In a recent publication of Rakha et al [24], the histological grade scored on glass slides was reassessed by an expert pathologist on WSI after a washout period in more than 1600 retrospective breast cancer cases. Comparison between the original mitotic score on glass slides versus WSI resulted in an interobserver kappa of 0.47 which is markedly higher than the kappa of 0.34 found for interobserver glass slide mitotic score assessment [19]. In the present study, we found an average intraobserver kappa between glass slide and WSI mitotic scores of 0.691 (range: 0.684–0.698; ICC = 0.786), applying a preselected hotspot in WSI assessment. Counting in identical hotspot regions in both glass slide and WSI assessment even resulted in a kappa of 0.779 [20]. The transition from glass slides to WSI appears to introduce less variability than hotspot selection or the variability caused by having different observers.

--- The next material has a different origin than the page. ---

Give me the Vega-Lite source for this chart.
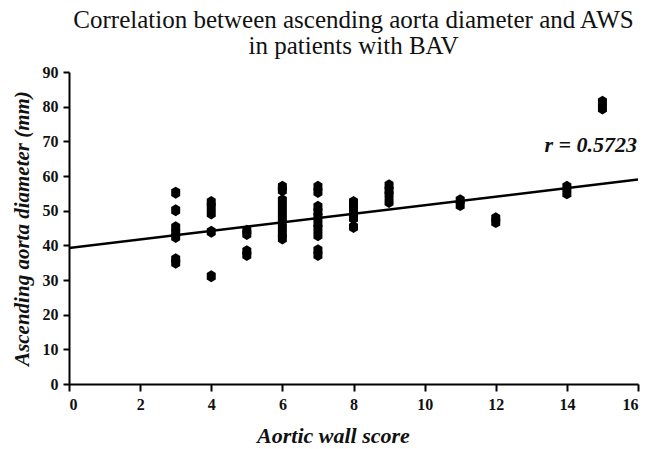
{
  "$schema": "https://vega.github.io/schema/vega-lite/v6.json",
  "autosize": {"type": "none"},
  "width": 569,
  "height": 312,
  "padding": {"left": 69, "top": 72, "right": 10, "bottom": 65},
  "background": "white",
  "config": {"view": {"stroke": null}},
  "title": {
    "text": ["Correlation between ascending aorta diameter and AWS", "in patients with BAV"],
    "font": "Liberation Serif",
    "fontSize": 25,
    "fontWeight": "normal",
    "color": "#111",
    "lineHeight": 26,
    "anchor": "middle",
    "offset": 5
  },
  "datasets": {
    "pts": [
      {"aws": 3, "d": 55.2}, {"aws": 3, "d": 50.1}, {"aws": 3, "d": 45.2}, {"aws": 3, "d": 43.6}, {"aws": 3, "d": 42.4}, {"aws": 3, "d": 36.0}, {"aws": 3, "d": 35.0},
      {"aws": 4, "d": 52.5}, {"aws": 4, "d": 51.1}, {"aws": 4, "d": 49.2}, {"aws": 4, "d": 43.9}, {"aws": 4, "d": 31.1},
      {"aws": 5, "d": 44.2}, {"aws": 5, "d": 43.3}, {"aws": 5, "d": 38.3}, {"aws": 5, "d": 37.2},
      {"aws": 6, "d": 56.9}, {"aws": 6, "d": 55.9}, {"aws": 6, "d": 53.0}, {"aws": 6, "d": 51.1}, {"aws": 6, "d": 49.2}, {"aws": 6, "d": 47.3}, {"aws": 6, "d": 45.3}, {"aws": 6, "d": 43.4}, {"aws": 6, "d": 42.0},
      {"aws": 7, "d": 56.9}, {"aws": 7, "d": 55.4}, {"aws": 7, "d": 51.1}, {"aws": 7, "d": 49.7}, {"aws": 7, "d": 48.2}, {"aws": 7, "d": 46.3}, {"aws": 7, "d": 44.9}, {"aws": 7, "d": 42.9}, {"aws": 7, "d": 38.6}, {"aws": 7, "d": 37.2},
      {"aws": 8, "d": 52.5}, {"aws": 8, "d": 51.1}, {"aws": 8, "d": 49.7}, {"aws": 8, "d": 47.8}, {"aws": 8, "d": 45.3},
      {"aws": 9, "d": 57.3}, {"aws": 9, "d": 55.9}, {"aws": 9, "d": 54.5}, {"aws": 9, "d": 52.5},
      {"aws": 11, "d": 53.0}, {"aws": 11, "d": 51.6},
      {"aws": 12, "d": 47.8}, {"aws": 12, "d": 46.7},
      {"aws": 14, "d": 56.9}, {"aws": 14, "d": 55.0},
      {"aws": 15, "d": 81.4}, {"aws": 15, "d": 79.5}
    ],
    "fit": [{"aws": 0, "d": 39.2}, {"aws": 16, "d": 59.0}],
    "lab": [{"aws": 16, "d": 69, "t": "r = 0.5723"}]
  },
  "encoding": {
    "x": {
      "field": "aws", "type": "quantitative",
      "scale": {"domain": [0, 16], "nice": false, "zero": true},
      "axis": {
        "title": "Aortic wall score",
        "values": [0, 2, 4, 6, 8, 10, 12, 14, 16],
        "tickCount": 9,
        "labelOverlap": false,
        "grid": false,
        "domainColor": "black", "domainWidth": 2,
        "tickColor": "black", "tickWidth": 2, "tickSize": 7,
        "labelFont": "Liberation Serif", "labelFontWeight": "bold", "labelFontSize": 16, "labelColor": "#111",
        "labelPadding": 5,
        "titleFont": "Liberation Serif", "titleFontStyle": "italic", "titleFontWeight": "bold", "titleFontSize": 22, "titleColor": "#111",
        "titlePadding": 13,
        "titleX": 264
      }
    },
    "y": {
      "field": "d", "type": "quantitative",
      "scale": {"domain": [0, 90], "nice": false},
      "axis": {
        "title": "Ascending aorta diameter (mm)",
        "values": [0, 10, 20, 30, 40, 50, 60, 70, 80, 90],
        "tickCount": 10,
        "labelOverlap": false,
        "grid": false,
        "domainColor": "black", "domainWidth": 2,
        "tickColor": "black", "tickWidth": 2, "tickSize": 6,
        "labelFont": "Liberation Serif", "labelFontWeight": "bold", "labelFontSize": 16, "labelColor": "#111",
        "labelPadding": 5,
        "titleFont": "Liberation Serif", "titleFontStyle": "italic", "titleFontWeight": "bold", "titleFontSize": 21, "titleColor": "#111",
        "titlePadding": 10
      }
    }
  },
  "layer": [
    {
      "data": {"name": "fit"},
      "mark": {"type": "line", "color": "black", "strokeWidth": 2.5, "clip": true}
    },
    {
      "data": {"name": "pts"},
      "mark": {"type": "point", "shape": "M0,-1L0.75,-0.55L0.75,0.55L0,1L-0.75,0.55L-0.75,-0.55Z", "filled": true, "color": "black", "opacity": 1, "size": 144}
    },
    {
      "data": {"name": "lab"},
      "mark": {"type": "text", "align": "right", "baseline": "middle", "font": "Liberation Serif", "fontStyle": "italic", "fontWeight": "bold", "fontSize": 22, "color": "#111", "dx": -1},
      "encoding": {
        "text": {"field": "t"}
      }
    }
  ]
}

Transitioning to fully automated assessment of mitotic density on WSI potentially can reduce both observer variability and variability caused by hotspot selection. Fully automatic generation of the mitotic counts by a CNN was compared with both conventional glass slide assessment and WSI with hotspot assessment of the mitotic count by the observers. The agreement based on the linear weighted kappa was good and the ICC values were excellent, which is in line with the results of Veta et al [7]. The agreement between the observers and the CNN improved when the predefined hotspot area was used by the observers. Our experiment with the TNBC cohort, in which mitotic figures usually are abundantly present, shows that for higher numbers of mitoses the CNN has an increasingly higher mitotic count as compared to the observers. It is conceivable that humans are less critical in their counting when the mitotic density is much higher than the highest Nottingham grading system cut off value, a phenomenon that will not hamper CNN based counting.

This study has several strengths. We used two different breast cancer cohorts to study the effect of automating mitotic count for invasive breast cancer. The TNBC cohort comprised of cases from 5 different hospitals (including both academic and general hospitals), introducing essential variation in tissue morphology which is needed to adequately compare and evaluate assessment methods for obtaining the mitotic count. To the best of our knowledge, this is the first study which performed a stepwise evaluation of mitotic count assessment from the conventional glass slide assessment method which served as baseline, to CNN assisted assessment of the mitotic count by generating a predefined hotspot area, and fully automatic mitotic counting by a CNN. Our research is limited by the selection criteria of tumors in cohort A, which were selected based on the initial mitotic count of one of the involved observers during routine clinical work up. For tumors in which sparse mitotic figures were present, the CNN defined the hotspot area on false positive detections. Therefore, for 52 of the 90 cases in cohort A, an outline of the tumor area was made to force the CNN to count in this area. In the future we aim to extend the training of the CNN to overcome some straightforward false positive detections. In addition, to make automatic mitotic counting more robust, the current CNN for mitoses detection can be combined with a CNN which is trained to detect invasive breast cancer.

In conclusion, by using a stepwise approach we studied the effect of using WSI and introducing CNN based features to improve the accuracy and reproducibility of the mitotic count in breast cancer. We showed that observer agreement was not affected by assessment modality (glass slides, WSI), which suggests that using WSI to count mitoses in breast cancer can be done reliably. Counting mitotic figures in a hotspot area which was generated by a CNN remarkably improved interobserver agreement. Comparison of fully automatic assessment of the mitotic count by a CNN with observers yielded results which were comparable with agreement results between observers.